A spline is a piecewise polynomial function with k knots or places where the polynomial function can change between the knots. It has order n if its knots are denoted $t_0,t_1,...,t_n$. For a given knot sequence, there is a unique spline satisfying
$$B_{i,n}(x)=\begin{cases}0&if x<t_i orx\ge t_{i+n}\\ nonzero&otherwise\end{cases}$$
If we add the additional constraint that $\sum_i B_{i, n}(x)=1$ for all x between the first and last knot, then the scaling factor $B_{i,n}(x)$ becomes fixed. The resulting $B_{i,n}(x)$ functions are called B-splines.
The usefulness of B-splines lies in the fact that any spline function of order n on a given set of knots can be expressed as a linear combination of B-splines:
$$S_{n,\textbf t}(x)=\sum_{i}\alpha_iB_{i,n}(x)$$
Can someone explain this to me? I understand very little of what's said.
What exactly is $B_{i,n}(x)$ and what does the index i represent? Why is it zero between $t_i,t_{i+n}$? Does nonzero mean some curve, or is it a real number?

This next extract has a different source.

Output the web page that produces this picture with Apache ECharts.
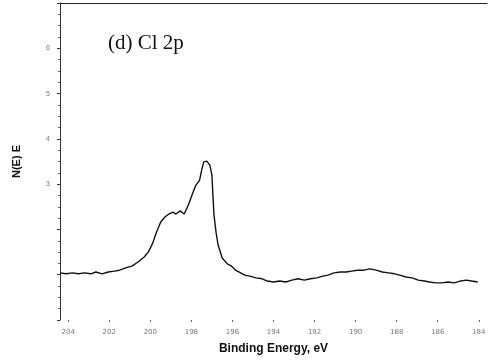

Why do we sum the $\sum_{i}B_{i,n}$ to 1?
I do understand that a set of basis functions is analogous to a basis for a vector space, in that there is a unique representation of a spline function given those basis functions. I guess the issue returns to what exactly is $B_{i,n}(x)$ and how can linear combinations of them sum up to any spline?